■ Aim: Without the pictures, output the lines of the material from the very first through the one that holds "const yDomain = [0, 1.4];".

= = =

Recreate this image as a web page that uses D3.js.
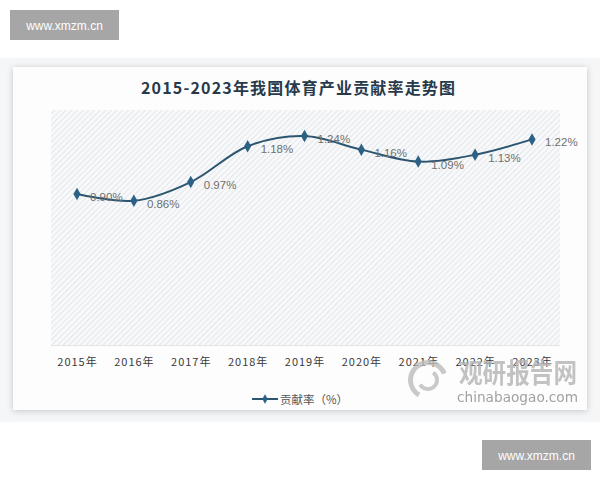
<!DOCTYPE html>
<html><head><meta charset="utf-8">
<script src="https://cdn.jsdelivr.net/npm/d3@7"></script>
<style>body{margin:0;background:#fff;}svg{display:block;}</style>
</head><body>
<svg id="c" width="600" height="480"></svg>
<script>
const title = "2015-2023年我国体育产业贡献率走势图";
const years = ["2015年","2016年","2017年","2018年","2019年","2020年","2021年","2022年","2023年"];
const values = [0.90,0.86,0.97,1.18,1.24,1.16,1.09,1.13,1.22];
const seriesName = "贡献率（%）";
const yDomain = [0, 1.4];

const svg = d3.select("#c");
const font = "'Noto Sans CJK SC','Noto Sans',sans-serif";
const defs = svg.append("defs");
const pat = defs.append("pattern").attr("id","hatch").attr("patternUnits","userSpaceOnUse")
  .attr("width",4).attr("height",4).attr("patternTransform","rotate(-45)");
pat.append("rect").attr("width",4).attr("height",4).attr("fill","#f9fafb");
pat.append("rect").attr("width",4).attr("height",1.3).attr("fill","#e6e9ec");
const f = defs.append("filter").attr("id","sh").attr("x","-5%").attr("y","-5%").attr("width","110%").attr("height","110%");
f.append("feDropShadow").attr("dx",0).attr("dy",1).attr("stdDeviation",3).attr("flood-color","#000").attr("flood-opacity",0.2);

// outer band + card
svg.append("rect").attr("x",0).attr("y",58).attr("width",600).attr("height",364).attr("fill","#f5f6f7");
svg.append("rect").attr("x",13).attr("y",67).attr("width",574).attr("height",343).attr("fill","#fdfdfd").attr("filter","url(#sh)");

// title
svg.append("text").attr("x",298).attr("y",94).attr("text-anchor","middle")
  .attr("font-family",font).attr("font-size",16).attr("font-weight","bold")
  .attr("fill","#283a4a").attr("textLength",314).attr("lengthAdjust","spacing").text(title);

const x = d3.scalePoint().domain(years).range([77,532]);
const y = d3.scaleLinear().domain(yDomain).range([347.5,108.7]);

// plot area
svg.append("rect").attr("x",51).attr("y",110).attr("width",509).attr("height",235).attr("fill","url(#hatch)");
svg.append("line").attr("x1",51).attr("x2",560).attr("y1",345.5).attr("y2",345.5).attr("stroke","#e2e4e6").attr("stroke-width",1);

// x axis
const xa = svg.append("g").attr("transform","translate(0,345)")
  .call(d3.axisBottom(x).tickSize(0).tickPadding(13));
xa.select(".domain").remove();
xa.selectAll("text").attr("font-family",font).attr("font-size",11).attr("fill","#3a3a3a")
  .attr("letter-spacing","1px");

// line
const data = years.map((d,i)=>({year:d,v:values[i]}));
const line = d3.line().x(d=>x(d.year)).y(d=>y(d.v)).curve(d3.curveCatmullRom.alpha(0.5));
svg.append("path").datum(data).attr("d",line).attr("fill","none").attr("stroke","#2b5570").attr("stroke-width",2);
const diamond = d3.symbol().type(d3.symbolDiamond).size(45);
svg.selectAll(".pt").data(data).join("path").attr("class","pt")
  .attr("transform",d=>`translate(${x(d.year)},${y(d.v)})`).attr("d",diamond).attr("fill","#2c6186");
svg.selectAll(".lb").data(data).join("text").attr("class","lb")
  .attr("x",d=>x(d.year)+13).attr("y",d=>y(d.v)+7)
  .attr("font-family","'Liberation Sans',Arial,sans-serif").attr("font-size",11.5).attr("fill","#707070")
  .text(d=>d.v.toFixed(2)+"%");

// legend
svg.append("line").attr("x1",252).attr("x2",278).attr("y1",399).attr("y2",399).attr("stroke","#2b5570").attr("stroke-width",2);
svg.append("path").attr("transform","translate(265,399)").attr("d",d3.symbol().type(d3.symbolDiamond).size(25)).attr("fill","#2c6186");
svg.append("text").attr("x",280).attr("y",403.5).attr("font-family",font).attr("font-size",11.5).attr("fill","#555")
  .text(seriesName);

// chinabaogao watermark
const wm = svg.append("g").attr("opacity",0.8);
const lg = wm.append("g").attr("transform","translate(428,380)");
lg.append("path").attr("d",d3.arc()({innerRadius:15,outerRadius:20,startAngle:-2.6,endAngle:1.2})).attr("fill","#bdbdbd");
lg.append("path").attr("d",d3.arc()({innerRadius:7,outerRadius:11,startAngle:0.6,endAngle:4.2})).attr("fill","#bdbdbd");
wm.append("text").attr("x",459).attr("y",383).attr("font-family",font).attr("font-size",27).attr("font-weight","bold")
  .attr("fill","#b4b4b4").attr("textLength",118).attr("lengthAdjust","spacingAndGlyphs").text("观研报告网");
wm.append("text").attr("x",457).attr("y",402).attr("font-family","'DejaVu Sans',sans-serif").attr("font-size",14.5)
  .attr("fill","#8a8a8a").attr("textLength",121).attr("lengthAdjust","spacingAndGlyphs").text("chinabaogao.com");

// corner watermarks
[[10,10],[482,440]].forEach(([bx,by])=>{
  svg.append("rect").attr("x",bx).attr("y",by).attr("width",109).attr("height",30).attr("fill","#a6a6a6");
  svg.append("text").attr("x",bx+54.5).attr("y",by+19.5).attr("text-anchor","middle")
    .attr("font-family","'Liberation Sans',Arial,sans-serif").attr("font-size",12).attr("fill","#fff").text("www.xmzm.cn");
});
</script>
</body></html>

= = =

■ Result:
Recreate this image as a web page that uses D3.js.
<!DOCTYPE html>
<html><head><meta charset="utf-8">
<script src="https://cdn.jsdelivr.net/npm/d3@7"></script>
<style>body{margin:0;background:#fff;}svg{display:block;}</style>
</head><body>
<svg id="c" width="600" height="480"></svg>
<script>
const title = "2015-2023年我国体育产业贡献率走势图";
const years = ["2015年","2016年","2017年","2018年","2019年","2020年","2021年","2022年","2023年"];
const values = [0.90,0.86,0.97,1.18,1.24,1.16,1.09,1.13,1.22];
const seriesName = "贡献率（%）";
const yDomain = [0, 1.4];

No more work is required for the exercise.